Down the Rabbit Hole with AmazonMQ - Why I Use Self-Managed RabbitMQ
Having spent considerable time down the AmazonMQ Rabbit Hole; I can say that my learnings powered my intense desire to formulate this article and share what my analysis identified when working with RabbitMQ on AmazonMQ, and why I worked with my team to set up self-managed RabbitMQ clusters.
The Horror Story
“But it’s no use now,” thought poor Alice, “to pretend to be two people! Why, there’s hardly enough of me left to make one respectable person!”
Our AmazonMQ cluster would suddenly, and randomly, encounter a memory spike on one node which resulted in cascading node failures. It took over 7 hours to recover from even with an enterprise support plan because it required specialist intervention to prevent critical data-loss. This happened twice…
Serious Anti-Patterns
According to RabbitMQ best practices, a production environment should;
- High Availability policies should not cause all queues to be replicated across all nodes in a cluster. There should be only some replication occurring.
- Traffic should always be routed directly to the queue owner to prevent internal re-routing of messages.
- Queue Length’s should be kept small.
- A proxy should be used to control appropriate connection re-use and management.
- One node should not be the owner of every queue.
Hope you got your tea ready...
But what actually happens?
- LoadBalancer does not act as an AMQP Proxy, it can actually trigger off more connections causing excessive load that blocks access to your cluster.
- LoadBalancer routes inbound traffic to any available node, even if that node is not the queue owner.
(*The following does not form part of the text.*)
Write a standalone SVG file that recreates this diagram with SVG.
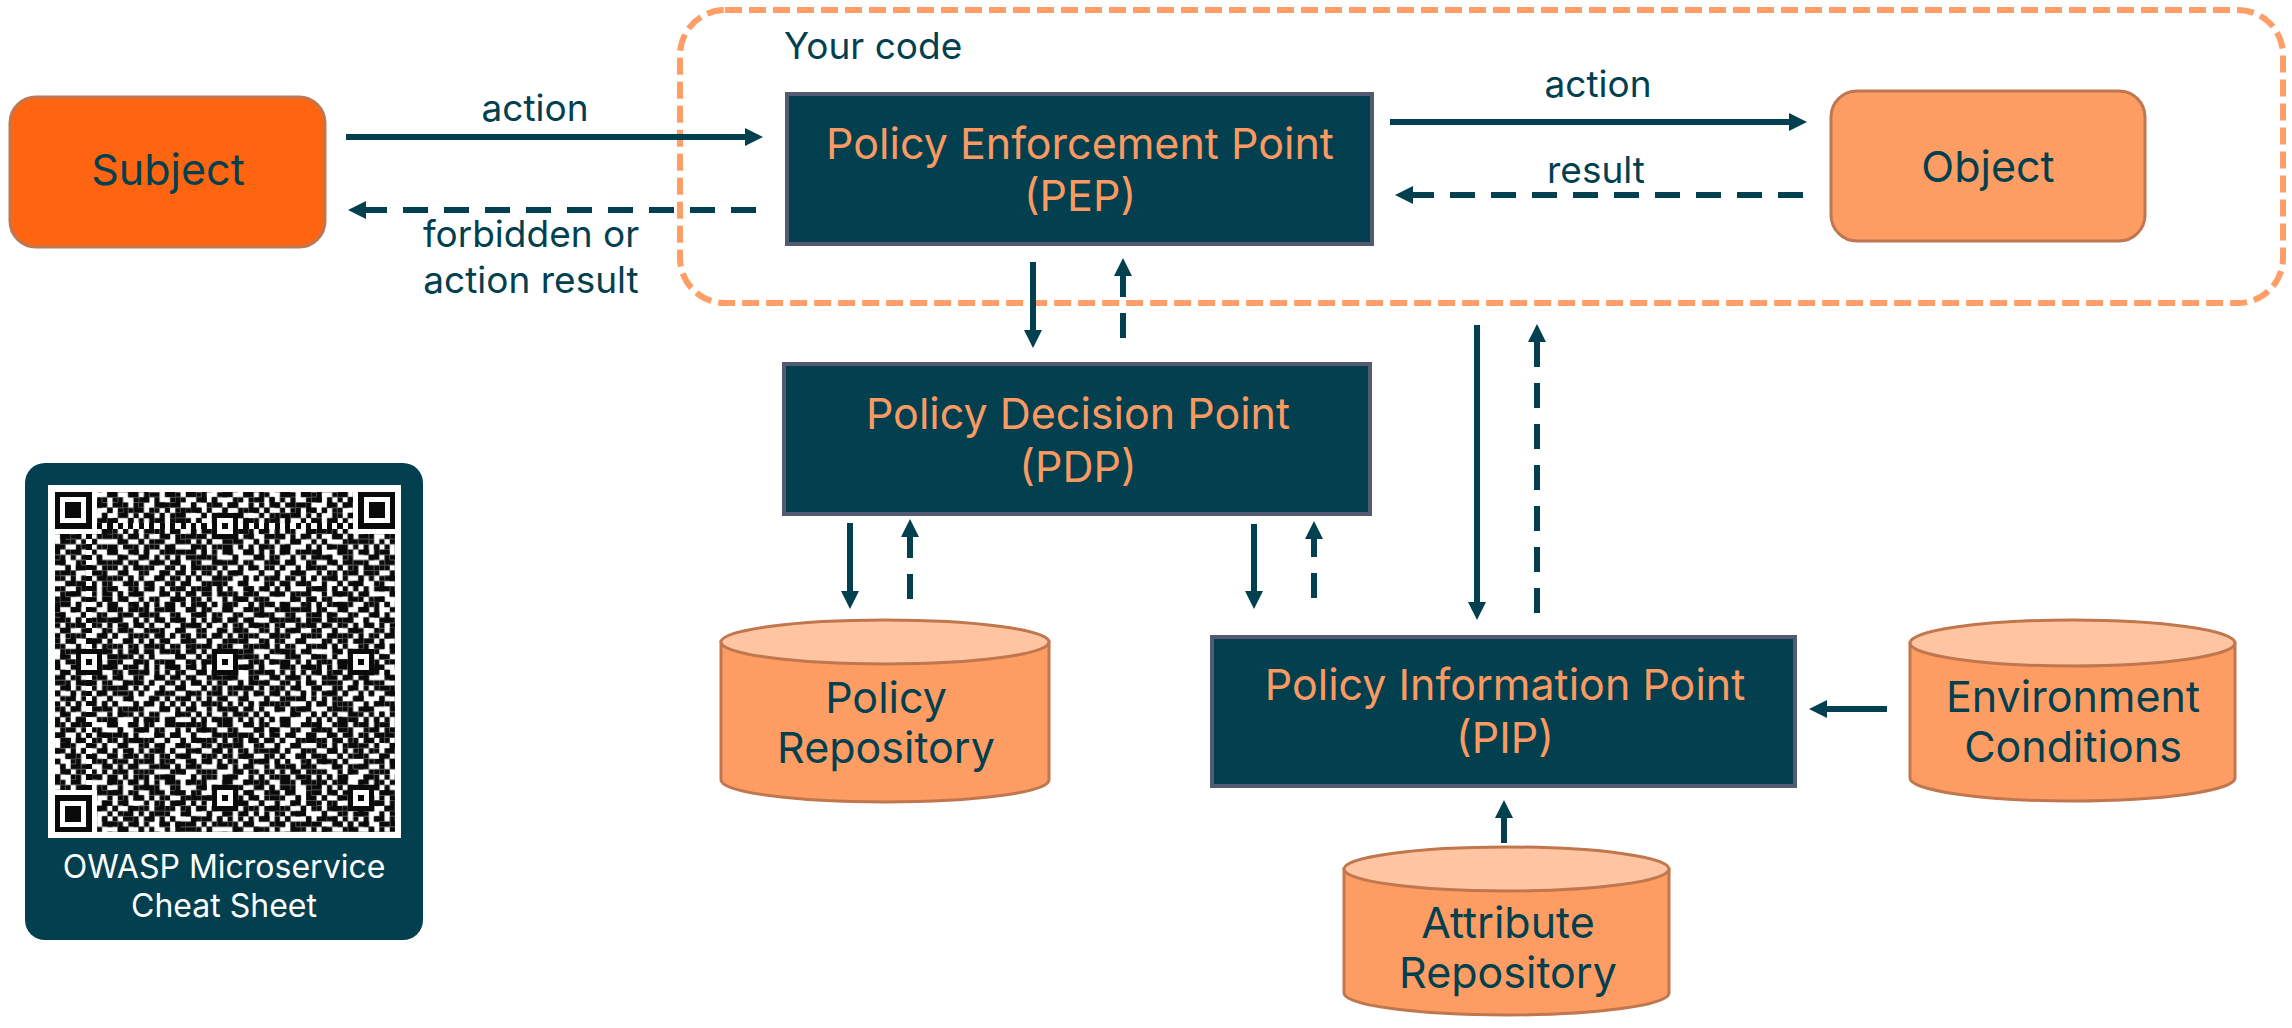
<svg xmlns="http://www.w3.org/2000/svg" width="2292" height="1028" viewBox="0 0 2292 1028">
<style>
.lbl{font-family:Inter,"Liberation Sans",sans-serif;font-size:37px;fill:#02404F;text-anchor:middle}
.big{font-family:Inter,"Liberation Sans",sans-serif;font-size:43px;text-anchor:middle}
.dk{fill:#FA9A62}
.tl{fill:#02404F}
.darkbox{fill:#02404F;stroke:#555A73;stroke-width:4}
.obox{stroke:#BE7750;stroke-width:3}
.cylb{fill:#FE9D63;stroke:#C0774E;stroke-width:3}
.cylt{fill:#FFC4A1;stroke:#C0774E;stroke-width:3}
.solid{stroke:#02404F;stroke-width:6;fill:none}
.dash{stroke:#02404F;stroke-width:6;fill:none;stroke-dasharray:25 16}
.qrt{font-family:Inter,"Liberation Sans",sans-serif;font-size:32px;fill:#FFFFFF;text-anchor:middle}
</style>
<defs>
<marker id="ah" markerUnits="userSpaceOnUse" markerWidth="18" markerHeight="18" refX="0" refY="9" orient="auto" viewBox="0 0 18 18">
<path d="M0,0 L18,9 L0,18 Z" fill="#02404F"/>
</marker>
<pattern id="qa" width="11" height="11" patternUnits="userSpaceOnUse">
<path fill="#0A0A0A" d="M0 0h1v1h-1z M3 0h2v1h-2z M6 0h1v1h-1z M10 0h1v1h-1z M1 1h1v1h-1z M5 1h2v1h-2z M8 1h1v1h-1z M0 2h2v1h-2z M4 2h1v1h-1z M8 2h2v1h-2z M2 3h1v1h-1z M4 3h2v1h-2z M7 3h1v1h-1z M10 3h1v1h-1z M1 4h2v1h-2z M6 4h1v1h-1z M9 4h1v1h-1z M0 5h1v1h-1z M3 5h1v1h-1z M5 5h1v1h-1z M8 5h2v1h-2z M2 6h2v1h-2z M7 6h1v1h-1z M10 6h1v1h-1z M0 7h1v1h-1z M4 7h1v1h-1z M6 7h2v1h-2z M9 7h1v1h-1z M1 8h1v1h-1z M3 8h2v1h-2z M9 8h2v1h-2z M1 9h2v1h-2z M5 9h1v1h-1z M7 9h1v1h-1z M0 10h1v1h-1z M4 10h1v1h-1z M6 10h1v1h-1z M8 10h1v1h-1z M10 10h1v1h-1z"/>
</pattern>
<pattern id="qb" x="3" y="5" width="13" height="13" patternUnits="userSpaceOnUse">
<path fill="#0A0A0A" d="M2 0h1v1h-1z M7 0h2v1h-2z M11 0h1v1h-1z M0 1h1v1h-1z M4 1h1v1h-1z M9 1h1v1h-1z M12 1h1v1h-1z M3 2h1v1h-1z M6 2h2v1h-2z M10 2h1v1h-1z M1 3h1v1h-1z M5 3h1v1h-1z M8 3h1v1h-1z M11 3h2v1h-2z M0 4h1v1h-1z M3 4h2v1h-2z M9 4h1v1h-1z M2 5h1v1h-1z M6 5h1v1h-1z M10 5h2v1h-2z M1 6h1v1h-1z M4 6h1v1h-1z M7 6h2v1h-2z M12 6h1v1h-1z M0 7h1v1h-1z M5 7h1v1h-1z M9 7h2v1h-2z M2 8h2v1h-2z M7 8h1v1h-1z M11 8h1v1h-1z M1 9h1v1h-1z M6 9h1v1h-1z M8 9h1v1h-1z M12 9h1v1h-1z M0 10h1v1h-1z M4 10h2v1h-2z M10 10h1v1h-1z M3 11h1v1h-1z M7 11h1v1h-1z M9 11h1v1h-1z M11 11h1v1h-1z M1 12h2v1h-2z M6 12h1v1h-1z M12 12h1v1h-1z"/>
</pattern>
<g id="finder">
<rect x="0" y="0" width="7" height="7" fill="#0A0A0A"/>
<rect x="1" y="1" width="5" height="5" fill="#FFFFFF"/>
<rect x="2" y="2" width="3" height="3" fill="#0A0A0A"/>
</g>
<g id="align">
<rect x="-2" y="-2" width="5" height="5" fill="#0A0A0A"/>
<rect x="-1" y="-1" width="3" height="3" fill="#FFFFFF"/>
<rect x="0" y="0" width="1" height="1" fill="#0A0A0A"/>
</g>
</defs>
<rect x="0" y="0" width="2292" height="1028" fill="#FFFFFF"/>

<g id="your-code">
<rect x="680" y="10" width="1603" height="293" rx="45" ry="45" fill="none" stroke="#FF9E66" stroke-width="6" stroke-dasharray="17 7"/>
<text class="lbl" x="784" y="59" style="text-anchor:start">Your code</text>
</g>

<g id="subject">
<rect x="10" y="97" width="315" height="150" rx="26" ry="26" class="obox" fill="#FF6410"/>
<text class="big tl" x="168" y="185">Subject</text>
</g>

<g id="pep">
<rect x="787" y="94" width="585" height="150" class="darkbox"/>
<text class="big dk" x="1080" y="159">Policy Enforcement Point</text>
<text class="big dk" x="1080" y="211">(PEP)</text>
</g>

<g id="object">
<rect x="1831" y="91" width="314" height="150" rx="26" ry="26" class="obox" fill="#FE9D63"/>
<text class="big tl" x="1988" y="182">Object</text>
</g>

<g id="pdp">
<rect x="784" y="364" width="586" height="150" class="darkbox"/>
<text class="big dk" x="1078" y="429">Policy Decision Point</text>
<text class="big dk" x="1078" y="482">(PDP)</text>
</g>

<g id="pip">
<rect x="1212" y="637" width="583" height="149" class="darkbox"/>
<text class="big dk" x="1505" y="700">Policy Information Point</text>
<text class="big dk" x="1505" y="753">(PIP)</text>
</g>

<g id="policy-repository">
<path class="cylb" d="M721,642 L721,780 A164,22 0 0 0 1049,780 L1049,642 Z"/>
<ellipse class="cylt" cx="885" cy="642" rx="164" ry="22"/>
<text class="big tl" x="886" y="713">Policy</text>
<text class="big tl" x="886" y="763">Repository</text>
</g>

<g id="environment-conditions">
<path class="cylb" d="M1910,643 L1910,778 A162.5,23 0 0 0 2235,778 L2235,643 Z"/>
<ellipse class="cylt" cx="2072.5" cy="643" rx="162.5" ry="23"/>
<text class="big tl" x="2073" y="712">Environment</text>
<text class="big tl" x="2073" y="762">Conditions</text>
</g>

<g id="attribute-repository">
<path class="cylb" d="M1344,869 L1344,993 A162.5,22 0 0 0 1669,993 L1669,869 Z"/>
<ellipse class="cylt" cx="1506.5" cy="869" rx="162.5" ry="22"/>
<text class="big tl" x="1508" y="938">Attribute</text>
<text class="big tl" x="1508" y="988">Repository</text>
</g>

<g id="connectors">
<line class="solid" x1="346" y1="137" x2="745" y2="137" marker-end="url(#ah)"/>
<text class="lbl" x="535" y="121">action</text>
<line class="dash" x1="756" y1="210" x2="366" y2="210" marker-end="url(#ah)"/>
<text class="lbl" x="531" y="247">forbidden or</text>
<text class="lbl" x="531" y="293">action result</text>
<line class="solid" x1="1390" y1="122" x2="1789" y2="122" marker-end="url(#ah)"/>
<text class="lbl" x="1598" y="97">action</text>
<line class="dash" x1="1803" y1="195" x2="1413" y2="195" marker-end="url(#ah)"/>
<text class="lbl" x="1596" y="183">result</text>
<line class="solid" x1="1033" y1="262" x2="1033" y2="330" marker-end="url(#ah)"/>
<line class="dash" x1="1123" y1="338" x2="1123" y2="276" marker-end="url(#ah)"/>
<line class="solid" x1="850" y1="523" x2="850" y2="591" marker-end="url(#ah)"/>
<line class="dash" x1="910" y1="599" x2="910" y2="537" marker-end="url(#ah)"/>
<line class="solid" x1="1254" y1="524" x2="1254" y2="591" marker-end="url(#ah)"/>
<line class="dash" x1="1314" y1="598" x2="1314" y2="539" marker-end="url(#ah)"/>
<line class="solid" x1="1477" y1="325" x2="1477" y2="602" marker-end="url(#ah)"/>
<line class="dash" x1="1537" y1="613" x2="1537" y2="342" marker-end="url(#ah)"/>
<line class="solid" x1="1887" y1="709" x2="1827" y2="709" marker-end="url(#ah)"/>
<line class="solid" x1="1504" y1="843" x2="1504" y2="818" marker-end="url(#ah)"/>
</g>

<g id="qr-card">
<rect x="25" y="463" width="398" height="477" rx="20" ry="20" fill="#02404F"/>
<rect x="48" y="485" width="353" height="353" fill="#FFFFFF"/>
<g transform="translate(55,492) scale(5.2308)" shape-rendering="crispEdges">
<rect x="0" y="0" width="65" height="65" fill="url(#qa)"/>
<rect x="0" y="0" width="65" height="65" fill="url(#qb)"/>
<rect x="0" y="0" width="8" height="8" fill="#FFFFFF"/>
<rect x="57" y="0" width="8" height="8" fill="#FFFFFF"/>
<rect x="0" y="57" width="8" height="8" fill="#FFFFFF"/>
<rect x="8" y="6" width="49" height="1" fill="#FFFFFF"/>
<rect x="6" y="8" width="1" height="49" fill="#FFFFFF"/>
<line x1="8" y1="6.5" x2="57" y2="6.5" stroke="#0A0A0A" stroke-width="1" stroke-dasharray="1 1"/>
<line x1="6.5" y1="8" x2="6.5" y2="57" stroke="#0A0A0A" stroke-width="1" stroke-dasharray="1 1"/>
<use href="#finder" x="0" y="0"/>
<use href="#finder" x="58" y="0"/>
<use href="#finder" x="0" y="58"/>
<use href="#align" x="6" y="32"/>
<use href="#align" x="32" y="6"/>
<use href="#align" x="32" y="32"/>
<use href="#align" x="32" y="58"/>
<use href="#align" x="58" y="32"/>
<use href="#align" x="58" y="58"/>
</g>
<text class="qrt" x="224" y="878">OWASP Microservice</text>
<text class="qrt" x="224" y="917">Cheat Sheet</text>
</g>
</svg>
This means that if you transfer 1kb of data in to the cluster, and it is sent to a replica node, it will be internally redirected to the queue owner node which means that 1kb has turned in to 2kb.
- AmazonMQ will continually override your HA Policy to treat each node in the cluster as a HA Replica. This means for every 1kb transferred in to the cluster, there are N kilobytes transferred around the cluster, where N is equal to the number of cluster nodes. Add this with the internal redirection to the queue owner, and you’re sitting at (N+1) kb, in a 3 node setup. That’s 4kb of data for 1 message, not including the consumption of the message. If you receive 1,000,000 messages per day… That’s a staggering 4,000,000kb of transfer, 3,000,000kb of which is wastage.
- AmazonMQ Gives you 70% of the resources you pay for, and has lower waterfall alarms.
- AmazonMQ is upwards of over 6 times pricier than a comparable self-managed RabbitMQ Setup.
- AmazonMQ does not rebalance your cluster when you add a new node, and RabbitMQ isn’t smart enough to do it automatically either.
- No direct access to the partition of a cluster node… This means you cannot copy the queue data binaries required for replaying messages on a critically failed cluster.
Highly Prone to Cascading Failures
In my experience working with RabbitMQ and with Amazon’s AmazonMQ implementation of RabbitMQ, on countless occasions I have been blessed by the Gods of Cascading Failures.
One of the most significant patterns I detected which allows early intervention to prevent a cascading failure of the MQ Cluster is;
- Memory on one node begins to climb rapidly, while the other node’s memory remains within tolerance. Let’s refer to this node as “Node P0”, short for “Problematic Node”.
- Memory on Node P0 inexplicably reaches the lowest point to trigger memory-waterfall.
- Node P0 begins refusing requests and essentially locks up.
- Because a memory waterfall alarm is triggered, you can no longer reboot the cluster or specific nodes within the AWS Console.
- Load Balancer detects Node P0 is not accepting requests, begins routing requests to the next node in line, let’s call this “Node P1”.
- Node P1 Memory begins to inexplicably climb rapidly until it reaches memory-waterfall.
- Node P1 begins rejecting traffic.
- Load Balancer detects both Node P0 and Node P1 are rejecting traffic, so it routes the traffic to the next node in line, you guessed it… we’ll call this other node “Node P2”, how utterly imaginative.
- Node P2’s memory climbs until it hits memory-waterfall, and now there are no more nodes to serve traffic.
With Self-Managed, what intervention strategies could we consider?
- Rebalance queue owners across each node when we detect Node P0’s memory begins climbing. This will likely still result in Node P0 failing, but we can sacrifice Node P0 to prevent the cascading failure.
- Preempt a cascading failure by shovelling massive queues into backlog queues, and trickle-feed the backlog queues into the primary queue using a rate-limited python consume and publish technique.
- Clear a non-critical queue to reduce cluster load.
- Kill off all connections to the RabbitMQ cluster.
- Reboot Node P0 as soon as it hits memory-waterfall and rebalance queues across Node P1 and Node P2.
- Mitigate data-loss by connecting to a functional node and downloading the RAW queue data from the HDD, and then trickle-feed replay it using python after a full cluster purge and reboot.
The Conclusion
In conclusion, AmazonMQ might be okay for some people with minimal traffic, at which it’s likely overkill, and you should just use SQS instead… But for any serious application, AmazonMQ falls very short of being production ready, sustainable, or maintainable.
When you factor in costs, lack of data recovery, lack of cluster recovery, and in my experience, the lack of support (even when paying thousands for premium business tier support), AmazonMQ running RabbitMQ is not viable in my opinion.
Is the problem RabbitMQ? Not entirely…
Is the issue AmazonMQ? Again, not entirely…
Then what is the issue? Default configuration and haphazardly slapped together one size fits all “solutions” are the enemy of scale and fault-tolerance.
Footnote from the Author: Surely you didn't expect a post like this not to be littered with Alice in Wonderland puns...